A healthy, well-shaped bottlebrush tree only requires annual tip pruning during the first one to three years of the establishment phase to create a healthy, full framework of branches. Tip prune in late winter, before the buds begin to swell, Cut off the tips of the branches back to within 1/4 inch of a bud, but avoid cutting into the old wood that no longer produces new buds. You may be pruning off some flowers, because bottlebrush flowers only on new wood, but the resulting shrub develops a fuller shape and more flowering branches that will provide more blooms in the future.
Bottlebrushes can flower repeatedly throughout the summer if you keep them deadheaded. Remove the old, spent flowers as soon as they start to fade, before the next flush of growth and flower buds begin to form. Make a cut just behind each bottlebrush flower at the first signs of wilting and decline. New growth emerges from this cut, resulting in a new bloom. Avoid fall deadheading if there is any chance of winter frost in your area, because a flush of new fall growth will suffer damage or die when temperatures dip below freezing. Instead, remove the last fall flowers in late winter as you would with tip pruning.

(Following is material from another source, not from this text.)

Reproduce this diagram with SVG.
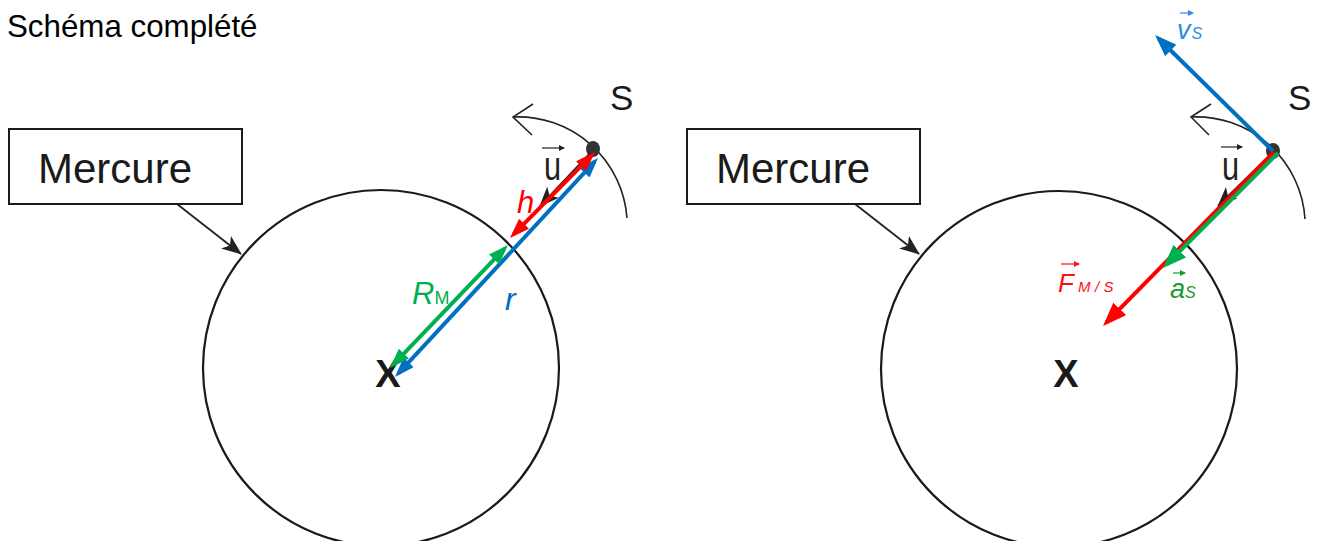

Badly overgrown bottlebrushes can sometimes grow back into full, healthy shrubs after severe rejuvenation pruning. It's best to only rejuvenate bottlebrushes if the alternative is removing the shrub entirely, because not all plants will survive severe pruning. Cut back the entire shrub to the ground in winter before any new growth appears. If the shrub survives, new stems that can produce leaves and flowers will emerge from the base of the plant when spring growth resumes.